PHPMailer generates PHP Warning: stream_socket_enable_crypto(): Peer certificate did not match expected
I had the same problem and I found the answer in the PHPMailer documentation.
PHP 5.6 certificate verification failure
In a change from earlier versions, PHP 5.6 verifies certificates on SSL connections. If the SSL config of the server you are connecting to is not correct, you will get an error like this:
Warning: stream_socket_enable_crypto(): SSL operation failed with code 1.
OpenSSL Error messages: error:14090086:SSL routines:SSL3_GET_SERVER_CERTIFICATE:certificate verify failed
The correct fix for this is to replace the invalid, misconfigured or self-signed certificate with a good one. Failing that, you can allow insecure connections via the SMTPOptions property introduced in PHPMailer 5.2.10 (it's possible to do this by subclassing the SMTP class in earlier versions), though this is not recommended:
$mail->SMTPOptions = array(
'ssl' => array(
'verify_peer' => false,
'verify_peer_name' => false,
'allow_self_signed' => true
)
);
You can also change these settings globally in your php.ini, but that's a really bad idea; PHP 5.6 made this change for very good reasons.
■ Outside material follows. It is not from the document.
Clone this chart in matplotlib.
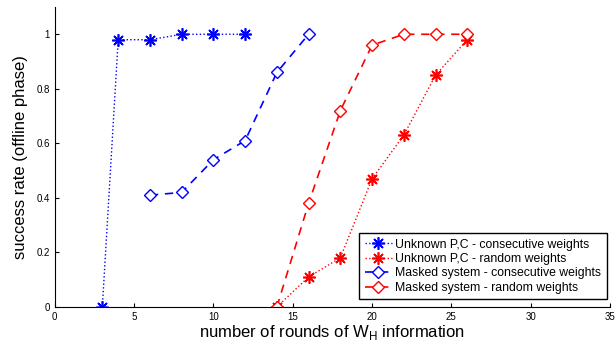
import matplotlib
matplotlib.use("Agg")
import matplotlib.pyplot as plt

plt.rcParams["font.family"] = ["Liberation Sans", "DejaVu Sans"]
plt.rcParams["mathtext.fontset"] = "custom"
plt.rcParams["mathtext.rm"] = "Liberation Sans"

# data
x_pc_cons = [3, 4, 6, 8, 10, 12]
y_pc_cons = [0, 0.98, 0.98, 1.0, 1.0, 1.0]
x_pc_rand = [14, 16, 18, 20, 22, 24, 26]
y_pc_rand = [0, 0.11, 0.18, 0.47, 0.63, 0.85, 0.98]
x_mask_cons = [6, 8, 10, 12, 14, 16]
y_mask_cons = [0.41, 0.42, 0.54, 0.61, 0.86, 1.0]
x_mask_rand = [14, 16, 18, 20, 22, 24, 26]
y_mask_rand = [0, 0.38, 0.72, 0.96, 1.0, 1.0, 1.0]

fig = plt.figure(figsize=(6.15, 3.5), dpi=100)
ax = fig.add_axes([0.089, 0.123, 0.903, 0.857])

star = (8, 2, 0)
ax.plot(x_pc_cons, y_pc_cons, color="blue", linestyle=":", marker=star,
        markersize=9, markeredgewidth=1.2, lw=1, label="Unknown P,C - consecutive weights")
ax.plot(x_pc_rand, y_pc_rand, color="red", linestyle=":", marker=star,
        markersize=9, markeredgewidth=1.2, lw=1, label="Unknown P,C - random weights")
ax.plot(x_mask_cons, y_mask_cons, color="blue", linestyle=(0, (5, 4)), marker="D",
        markersize=6, markerfacecolor="white", lw=1.2, label="Masked system - consecutive weights")
ax.plot(x_mask_rand, y_mask_rand, color="red", linestyle=(0, (5, 4)), marker="D",
        markersize=6, markerfacecolor="white", lw=1.2, label="Masked system - random weights")

ax.set_xlim(0, 35)
ax.set_ylim(0, 1.1)
ax.set_xticks(range(0, 36, 5))
ax.set_yticks([0, 0.2, 0.4, 0.6, 0.8, 1])
ax.set_yticklabels(["0", "0.2", "0.4", "0.6", "0.8", "1"])
ax.tick_params(labelsize=7, direction="in", length=3)
ax.spines["top"].set_visible(False)
ax.spines["right"].set_visible(False)

ax.set_xlabel(r"number of rounds of W$_\mathrm{H}$ information", fontsize=12, labelpad=1)
ax.set_ylabel("success rate (offline phase)", fontsize=12, labelpad=6)

ax.legend(loc="lower right", fontsize=8.8, fancybox=False, edgecolor="black",
          framealpha=1, borderpad=0.45, labelspacing=0.2, handlelength=2.2,
          handletextpad=0.3, bbox_to_anchor=(1.005, 0.005))

fig.savefig("out.png", dpi=100)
Sometimes this behaviour is not quite so apparent; sometimes encryption failures may appear as the client issuing a QUIT immediately after trying to do a STARTTLS. If you see that happen, you should check the state of your certificates or verification settings.
PHP Mailer Warning: stream_socket_enable_crypto(): Error
You presumably have this set:
$mail->Host = 'mail.mydomain.com';
but when you connect to that, it actually connects to your ISP's mail host (probably something like mail.mywebhost.com
, which presents the *.mywebhost.com
certificate), and so of course the name on the server's certificate you've got does not match. The correct solution to this is to change your Host
property to use the real name of the mail server, as then the certificate will match, and you will have no mismatch errors:
$mail->Host = 'mail.mywebhost.com';
(you'll need to find out what the exact name should be). For this to work with your own certificate, you would need to be running your own mail server on its own IP, something you're not likely to get on shared hosting.
An alternative workaround also described in the troubleshooting guide is to disable certificate validation (as pre-5.6 PHP did) - but you should not do that. You know why this is failing, so you should fix it properly, not simply suppress the error.